Wie geht es weiter? Die russische Zivilgesellschaft stellt sich auf weitere Zensur und Internetshutdowns ein
Die russischen Behörden drosseln weiterhin für bestimmte Nutzer:innen Twitter und viele andere Websites, zu denen auch Regierungsseiten gehören. Roskomnadsor hat angedroht, Twitter komplett zu sperren, wenn es sich nicht an die russische Gesetzgebung hält. Ob die russischen Behörden diese Drohung wahr machen oder ob es ihnen gelingt, die Sperrung umzusetzen, ohne die russische Internet-Infrastruktur weiter zu zerstören, bleibt abzuwarten.

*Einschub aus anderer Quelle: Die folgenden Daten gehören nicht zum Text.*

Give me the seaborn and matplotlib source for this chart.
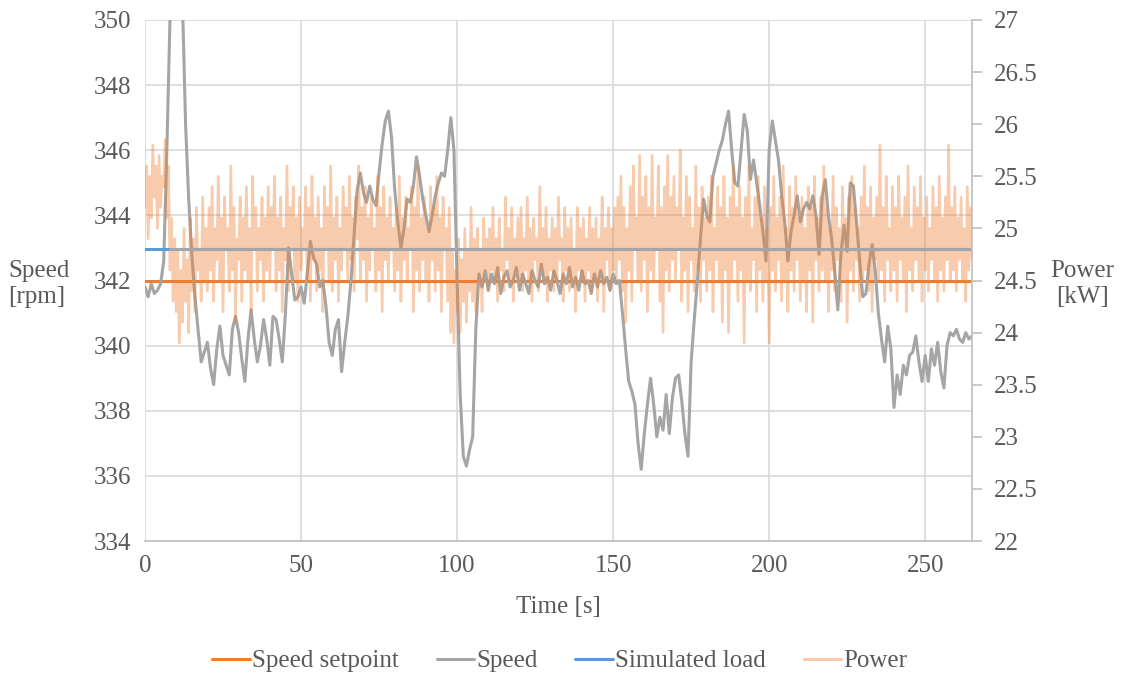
import numpy as np
import matplotlib
matplotlib.use("Agg")
import matplotlib.pyplot as plt
import seaborn as sns
from matplotlib.lines import Line2D

# ---- data ----
# speed [rpm], one sample per second, t = 0..265 s
speed_rpm = [
    341.8, 341.5, 341.9, 341.6, 341.7, 341.9, 342.6, 346.0, 350.0, 352.0,
    353.0, 352.5, 350.6, 346.8, 344.5, 342.8, 341.5, 340.5, 339.5, 339.8,
    340.1, 339.3, 338.8, 339.9, 340.6, 339.7, 339.4, 339.1, 340.5, 340.9,
    340.4, 339.6, 338.9, 340.2, 341.1, 340.2, 339.5, 340.0, 340.8, 340.2,
    339.4, 340.9, 340.8, 340.2, 339.5, 341.0, 343.0, 342.2, 341.4, 341.5,
    341.8, 341.3, 342.2, 343.2, 342.7, 342.5, 341.8, 342.0, 341.2, 340.1,
    339.7, 340.5, 340.8, 339.2, 340.1, 340.9, 342.0, 343.4, 344.8, 345.3,
    344.7, 344.4, 344.9, 344.5, 344.3, 345.3, 346.2, 346.9, 347.2, 346.4,
    344.8, 343.8, 343.0, 343.6, 344.5, 344.4, 344.9, 345.8, 345.2, 344.5,
    344.0, 343.5, 344.0, 344.6, 345.0, 345.3, 345.2, 346.0, 347.0, 346.0,
    342.0, 338.5, 336.6, 336.3, 336.8, 337.2, 340.5, 342.2, 341.8, 342.3,
    341.7, 342.2, 341.9, 342.4, 341.6, 342.1, 342.3, 341.8, 342.0, 342.4,
    341.7, 342.2, 341.9, 341.6, 342.3, 342.0, 341.8, 342.5, 341.9, 342.1,
    341.7, 342.3, 342.0, 341.6, 342.2, 341.9, 342.4, 341.8, 342.1, 341.7,
    342.3, 341.9, 342.0, 341.6, 342.2, 341.8, 342.3, 341.9, 342.1, 341.7,
    342.2, 341.9, 342.0, 341.0, 339.9, 338.9, 338.6, 338.2, 337.0, 336.2,
    337.3, 338.2, 339.0, 338.2, 337.2, 337.8, 337.4, 338.5, 337.3, 338.4,
    339.0, 339.1, 338.3, 337.3, 336.6, 339.5, 340.8, 342.0, 343.3, 344.5,
    344.0, 343.8, 345.2, 345.6, 346.0, 346.3, 346.8, 347.2, 346.0, 345.0,
    344.9, 346.0, 347.1, 346.6, 345.1, 345.7, 345.0, 344.3, 343.5, 342.6,
    346.0, 346.9, 346.3, 345.7, 344.6, 343.8, 342.6, 343.5, 344.0, 344.6,
    343.8, 344.2, 344.4, 344.2, 344.6, 344.0, 342.8, 344.6, 345.1, 344.0,
    343.3, 342.3, 341.1, 342.8, 343.7, 342.9, 345.0, 344.9, 343.8, 342.6,
    341.5, 341.6, 342.5, 343.1, 342.3, 341.0, 340.2, 339.5, 340.6, 339.9,
    338.1, 339.1, 338.5, 339.4, 339.1, 339.7, 339.8, 340.3, 339.5, 338.9,
    339.7, 338.9, 339.9, 339.4, 340.1, 339.2, 338.7, 340.0, 340.4, 340.3,
    340.5, 340.2, 340.1, 340.4, 340.2, 340.3,
]
speed_t = np.arange(len(speed_rpm))

# power [kW], one sample every 0.5 s
power_kw = [
    25.2, 25.6, 24.9, 25.5, 25.1, 25.8, 25.3, 25.6, 25.0, 25.7, 25.2, 25.5, 25.4, 25.85, 25.1, 25.6, 24.6, 25.1, 24.3, 24.9,
    24.2, 24.8, 23.9, 24.6, 24.1, 25.0, 24.3, 24.7, 24.0, 25.1, 24.4, 24.9, 24.2, 25.2, 24.6, 24.8, 24.3, 25.3, 24.5, 25.0,
    24.4, 25.2, 24.6, 25.4, 24.3, 25.0, 24.7, 25.5, 24.5, 25.1, 24.2, 25.3, 24.8, 25.0, 24.4, 25.6, 24.6, 25.2, 24.1, 24.9,
    24.7, 25.3, 24.3, 25.1, 24.6, 25.4, 24.5, 25.0, 24.2, 25.5, 24.8, 25.2, 24.4, 25.0, 24.7, 25.3, 24.3, 25.1, 24.6, 25.4,
    24.5, 25.2, 24.8, 25.5, 24.4, 25.1, 24.6, 25.3, 24.2, 25.0, 24.7, 25.6, 24.4, 25.2, 24.8, 25.4, 24.5, 25.1, 24.3, 25.3,
    24.6, 25.0, 24.8, 25.4, 24.5, 25.2, 24.3, 25.5, 24.7, 25.1, 24.4, 25.3, 24.6, 25.0, 24.2, 25.4, 24.8, 25.2, 24.5, 25.6,
    24.4, 25.1, 24.7, 25.3, 24.3, 25.0, 24.6, 25.4, 24.8, 25.2, 24.5, 25.5, 24.7, 25.1, 24.4, 25.3, 24.9, 25.6, 24.5, 25.2,
    24.7, 25.4, 24.3, 25.1, 24.6, 25.3, 24.8, 25.0, 24.4, 25.5, 24.6, 25.2, 24.2, 25.4, 24.7, 25.1, 24.5, 25.3, 24.8, 25.0,
    24.4, 25.2, 24.6, 25.5, 24.3, 25.1, 24.7, 25.3, 24.5, 25.0, 24.8, 25.4, 24.2, 25.2, 24.6, 25.6, 24.4, 25.1, 24.7, 25.3,
    24.5, 25.0, 24.3, 25.4, 24.7, 25.2, 24.4, 25.5, 24.6, 25.1, 24.2, 25.3, 24.8, 25.0, 24.3, 25.2, 24.0, 24.8, 23.9, 24.6,
    24.2, 24.9, 24.0, 24.7, 24.3, 25.0, 24.1, 24.8, 24.4, 25.2, 24.3, 24.9, 24.2, 25.0, 24.5, 24.8, 24.2, 25.1, 24.6, 24.9,
    24.4, 25.0, 24.6, 25.2, 24.5, 24.9, 24.3, 25.1, 24.6, 24.8, 24.4, 25.3, 24.7, 25.0, 24.5, 25.2, 24.3, 24.9, 24.6, 25.1,
    24.5, 25.2, 24.4, 24.9, 24.6, 25.3, 24.5, 25.0, 24.3, 25.1, 24.7, 24.9, 24.4, 25.4, 24.6, 25.0, 24.5, 25.2, 24.3, 24.9,
    24.6, 25.1, 24.4, 25.0, 24.5, 25.3, 24.7, 24.9, 24.3, 25.2, 24.6, 25.0, 24.4, 25.1, 24.5, 24.8, 24.2, 25.2, 24.6, 25.0,
    24.5, 25.1, 24.3, 24.9, 24.6, 25.2, 24.4, 25.0, 24.5, 25.1, 24.3, 24.9, 24.6, 25.3, 24.2, 25.0, 24.7, 25.2, 24.4, 25.0,
    24.6, 25.2, 24.5, 25.3, 24.7, 25.5, 24.4, 25.2, 24.1, 25.0, 24.6, 25.4, 24.3, 25.6, 24.8, 25.1, 24.5, 25.7, 24.4, 25.3,
    24.7, 25.5, 24.2, 25.2, 24.6, 25.7, 24.5, 25.1, 24.8, 25.6, 24.3, 25.2, 24.0, 25.4, 24.6, 25.7, 24.4, 25.3, 24.7, 25.5,
    24.5, 25.2, 24.8, 25.75, 24.3, 25.1, 24.6, 25.5, 24.2, 25.3, 24.7, 25.0, 24.4, 25.6, 24.6, 25.2, 24.3, 25.4, 24.7, 25.1,
    24.4, 25.3, 24.6, 25.5, 24.2, 25.0, 24.7, 25.4, 24.5, 25.2, 24.1, 25.5, 24.6, 25.1, 24.0, 25.3, 24.5, 25.6, 24.7, 25.2,
    24.3, 25.4, 24.6, 25.1, 23.9, 25.3, 24.5, 25.6, 24.4, 25.0, 24.7, 25.3, 24.2, 25.5, 24.6, 25.1, 24.3, 25.4, 24.5, 25.0,
    23.9, 25.2, 24.6, 25.5, 24.4, 25.1, 24.7, 25.3, 24.3, 25.6, 24.5, 25.0, 24.2, 25.4, 24.6, 25.2, 24.4, 25.5, 24.7, 25.1,
    24.3, 25.3, 24.5, 25.0, 24.2, 25.4, 24.6, 25.2, 24.1, 25.5, 24.7, 25.1, 24.4, 25.3, 24.6, 25.6, 24.5, 25.2, 24.2, 25.0,
    24.6, 25.5, 24.4, 25.2, 24.7, 25.0, 24.3, 25.4, 24.5, 25.1, 24.1, 25.3, 24.6, 25.5, 24.4, 25.2, 24.7, 25.0, 24.3, 25.3,
    24.5, 25.6, 24.6, 25.2, 24.4, 25.4, 24.2, 25.1, 24.7, 25.3, 24.5, 25.8, 24.6, 25.2, 24.3, 25.5, 24.7, 25.0, 24.4, 25.4,
    24.6, 25.2, 24.3, 25.5, 24.7, 25.1, 24.5, 25.3, 24.2, 25.6, 24.6, 25.0, 24.4, 25.4, 24.7, 25.2, 24.5, 25.5, 24.3, 25.1,
    24.6, 25.3, 24.4, 25.0, 24.7, 25.4, 24.5, 25.2, 24.3, 25.5, 24.6, 25.1, 24.4, 25.3, 24.7, 25.8, 24.5, 25.2, 24.6, 25.4,
    24.4, 25.1, 24.7, 25.3, 24.5, 25.0, 24.3, 25.4, 24.6, 25.2, 24.7,
]
power_t = np.arange(len(power_kw)) * 0.5

setpoint_t = [0, 265]
setpoint_rpm = [342, 342]
load_t = [0, 265]
load_kw = [24.8, 24.8]
load_overlay_t = [8, 265]   # part of the 24.8 kW line that shows grey in the original

x_ticks = [0, 50, 100, 150, 200, 250]
left_ticks = [334, 336, 338, 340, 342, 344, 346, 348, 350]
right_ticks = [22, 22.5, 23, 23.5, 24, 24.5, 25, 25.5, 26, 26.5, 27]

# colours
ORANGE = "#ED7D31"
GREY = "#A5A5A5"
BLUE = "#5B9BD5"
TEXT = "#595959"
GRID = "#D9D9D9"
FS = 18

sns.set_theme(style="whitegrid")
plt.rcParams['font.family'] = ['Liberation Serif', 'DejaVu Serif']

fig = plt.figure(figsize=(11.21, 6.77), dpi=100)
ax1 = fig.add_axes([145 / 1121, 1 - 541 / 677, (972 - 145) / 1121, (541 - 20) / 677])
ax2 = ax1.twinx()

sns.lineplot(x=setpoint_t, y=setpoint_rpm, color=ORANGE, lw=2.2, ax=ax1)
sns.lineplot(x=speed_t, y=speed_rpm, color=GREY, lw=2.2, ax=ax1)

sns.lineplot(x=power_t, y=power_kw, color=ORANGE, alpha=0.4, lw=1.9, ax=ax2)
sns.lineplot(x=load_t, y=load_kw, color=BLUE, lw=2.2, ax=ax2)
sns.lineplot(x=load_overlay_t, y=load_kw, color="#A2A6AC", lw=2.2, ax=ax2)

# axes
ax1.set_xlim(0, 265)
ax1.set_ylim(334, 350)
ax2.set_ylim(22, 27)
ax1.set_xticks(x_ticks)
ax1.set_yticks(left_ticks)
ax2.set_yticks(right_ticks)
ax2.set_yticklabels([f"{v:g}" for v in right_ticks])
ax1.set_xlabel("")
ax1.set_ylabel("")
ax2.set_ylabel("")

ax1.grid(True, color=GRID, lw=1.2)
ax2.grid(False)
ax1.set_facecolor("white")

for ax in (ax1, ax2):
    for side in ("top", "left", "right", "bottom"):
        ax.spines[side].set_visible(False)
ax1.spines["bottom"].set_visible(True)
ax1.spines["bottom"].set_color("#BFBFBF")
ax1.spines["bottom"].set_linewidth(1.2)
ax2.spines["right"].set_visible(True)
ax2.spines["right"].set_color("#BFBFBF")
ax2.spines["right"].set_linewidth(1.2)

ax1.tick_params(axis="both", labelsize=FS, colors=TEXT, length=0, pad=10)
ax2.tick_params(axis="y", labelsize=FS, colors=TEXT, length=7, width=1.2,
                color="#BFBFBF", direction="out", pad=9)

# axis titles
fig.text(8 / 1121, 1 - 284 / 677, "Speed\n[rpm]", fontsize=FS, color=TEXT,
         ha="left", va="center", linespacing=1.25)
fig.text(1082 / 1121, 1 - 284 / 677, "Power\n[kW]", fontsize=FS, color=TEXT,
         ha="center", va="center", multialignment="center", linespacing=1.25)
fig.text(558 / 1121, 1 - 607 / 677, "Time [s]", fontsize=FS, color=TEXT,
         ha="center", va="center")

handles = [
    Line2D([], [], color=ORANGE, lw=2.2),
    Line2D([], [], color=GREY, lw=2.2),
    Line2D([], [], color=BLUE, lw=2.2),
    Line2D([], [], color=ORANGE, alpha=0.4, lw=2.2),
]
labels = ["Speed setpoint", "Speed", "Simulated load", "Power"]
fig.legend(handles, labels, loc="center", bbox_to_anchor=(560 / 1121, 1 - 661 / 677),
           ncol=4, frameon=False, fontsize=FS, labelcolor=TEXT,
           handlelength=1.5, handletextpad=0.1, columnspacing=1.5)

fig.savefig("out.png", dpi=100)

Russische Nutzer:innen und Aktivist:innen, die sich für digitale Rechte stark machen, wehren sich gegen die zunehmende Zensur, indem sie Tools entwickeln, um die Ladegeschwindigkeit von Twitter und anderer Webseiten zu testen. Ebenso nutzen sie Virtual Private Networks (VPNs) und andere Apps und Technologien, die es erlauben, die Sperrungen zu umgehen und auf blockierte Online-Inhalte zuzugreifen.

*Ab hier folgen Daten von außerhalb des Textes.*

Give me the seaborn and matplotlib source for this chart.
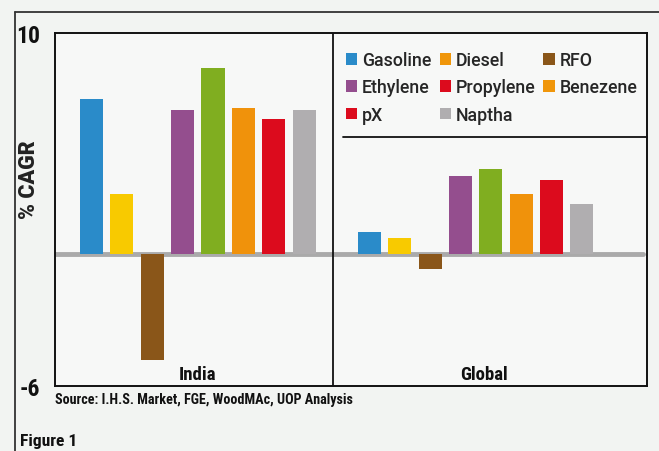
import matplotlib
matplotlib.use("Agg")
import matplotlib.pyplot as plt
from matplotlib import font_manager
from matplotlib.patches import Patch
from matplotlib.lines import Line2D
import seaborn as sns
import pandas as pd

# Compound annual growth rates, %
regions = ["India", "Global"]
products = ["Gasoline", "Diesel", "RFO", "Ethylene", "Propylene", "Benezene", "pX", "Naptha"]
india_cagr = [7.0, 2.7, -4.8, 6.5, 8.4, 6.6, 6.1, 6.5]
global_cagr = [1.0, 0.7, -0.7, 3.5, 3.85, 2.7, 3.35, 2.25]

bar_colors = ["#2a8bc9", "#f8ca00", "#8a5619", "#944e8e", "#80ae20", "#f0920b", "#dc0b1d", "#b0aeb0"]
legend_colors = ["#2a8bc9", "#f0960a", "#8a5619", "#944e8e", "#dc0b1d", "#f0960a", "#dc0b1d", "#b0aeb0"]

y_ticks = [-6, 10]
y_label = "% CAGR"
source_note = "Source: I.H.S. Market, FGE, WoodMAc, UOP Analysis"
figure_caption = "Figure 1"

df = pd.DataFrame({
    "region": [r for r in regions for _ in products],
    "product": products * len(regions),
    "value": india_cagr + global_cagr,
})

installed = {f.name for f in font_manager.fontManager.ttflist}


def pick(*names):
    return [n for n in names if n in installed] + ["DejaVu Sans"]


narrow = pick("Roboto Condensed", "Liberation Sans Narrow", "Roboto")
heavy = pick("Roboto", "Liberation Sans")
legend_font = pick("Roboto")

sns.set_theme(style="white")
plt.rcParams["font.family"] = legend_font

fig = plt.figure(figsize=(6.59, 4.52), dpi=100, facecolor="#f2f4f2")
ax = fig.add_axes([0.0835, 0.1438, 0.8983, 0.781])
ax.set_facecolor("#f7f8f7")

sns.barplot(
    data=df, x="region", y="value", hue="product",
    order=regions, hue_order=products,
    palette=dict(zip(products, bar_colors)),
    width=0.874, gap=0.24, saturation=1, errorbar=None,
    legend=False, ax=ax, zorder=3, linewidth=0,
)

ax.set_xlim(-0.514, 1.617)
ax.set_ylim(-6, 10)

# zero baseline
ax.axhline(0, xmin=0, xmax=0.993, color="#aaaaaa", lw=3.5, zorder=2)
# panel divider and legend box rule
ax.axvline(0.487, color="#111111", lw=1.3, zorder=4)
ax.plot([0.4865, 1.0], [0.7054, 0.7054], transform=ax.transAxes,
        color="#111111", lw=1.3, zorder=4, clip_on=False)

for s in ax.spines.values():
    s.set_color("#111111")
    s.set_linewidth(1.4)

ax.set_xticks([])
ax.set_xlabel("")
ax.set_yticks(y_ticks)
ax.set_yticklabels([str(v) for v in y_ticks], family=narrow, fontweight="bold",
                   fontsize=17, color="#111111")
ax.tick_params(axis="y", length=0, pad=11)
ax.set_ylabel(y_label, family=heavy, fontweight="heavy", fontsize=15.5,
              color="#222222")
ax.yaxis.label.set_va("center")
ax.yaxis.set_label_coords(-0.0435, 0.588)

for x, name in zip([0.0, 1.03], regions):
    ax.text(x, -5.45, name, ha="center", va="center", family=narrow,
            fontweight="bold", fontsize=13.5, color="#111111", zorder=5)

# legend laid out row by row (matplotlib fills columns first)
order = [0, 3, 6, 1, 4, 7, 2, 5]
handles = [Patch(facecolor=legend_colors[i], edgecolor="none", label=products[i]) for i in order]
ax.legend(handles=handles, ncol=3, loc="upper left", bbox_to_anchor=(0.4645, 0.994),
          frameon=False, handlelength=0.63, handleheight=0.63,
          handletextpad=0.28, columnspacing=0.45, labelspacing=0.52,
          prop={"family": legend_font, "weight": "medium", "size": 12.8})

fig.text(55 / 659, 1 - 400 / 452, source_note, ha="left", va="center",
         family=narrow, fontweight="bold", fontsize=10.2, color="#111111")
fig.text(20 / 659, 1 - 442 / 452, figure_caption, ha="left", va="center",
         family=narrow, fontweight="bold", fontsize=12.6, color="#111111")

# outer frame: top and left rules
fig.add_artist(Line2D([15 / 659, 1.0], [1 - 13 / 452, 1 - 13 / 452],
                      color="#333333", lw=1.3, transform=fig.transFigure))
fig.add_artist(Line2D([15 / 659, 15 / 659], [0.0, 1 - 13 / 452],
                      color="#333333", lw=1.3, transform=fig.transFigure))

fig.savefig("out.png", dpi=100, facecolor=fig.get_facecolor())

Unabhängig davon, wie es mit Twitter weitergeht, erwartet Access Now, dass die russischen Behörden weiterhin versuchen werden, den Zugang zum Internet und die Meinungsfreiheit einzuschränken. Am 19. September 2021 finden in Russland die Parlamentswahlen statt. Aufgrund der niedrigen Zustimmungswerte der Regierungspartei »Einiges Russland«, die sich auf einem historischen Tief befinden, gehen Expert:innen davon aus, dass sich die russische Regierung nicht an der Macht halten kann, ohne massiven Wahlbetrug zu begehen. Dies erhöht das Potenzial für Internetshutdowns und Sperrungen von Webseiten während der Wahlen und der damit verbundenen Proteste.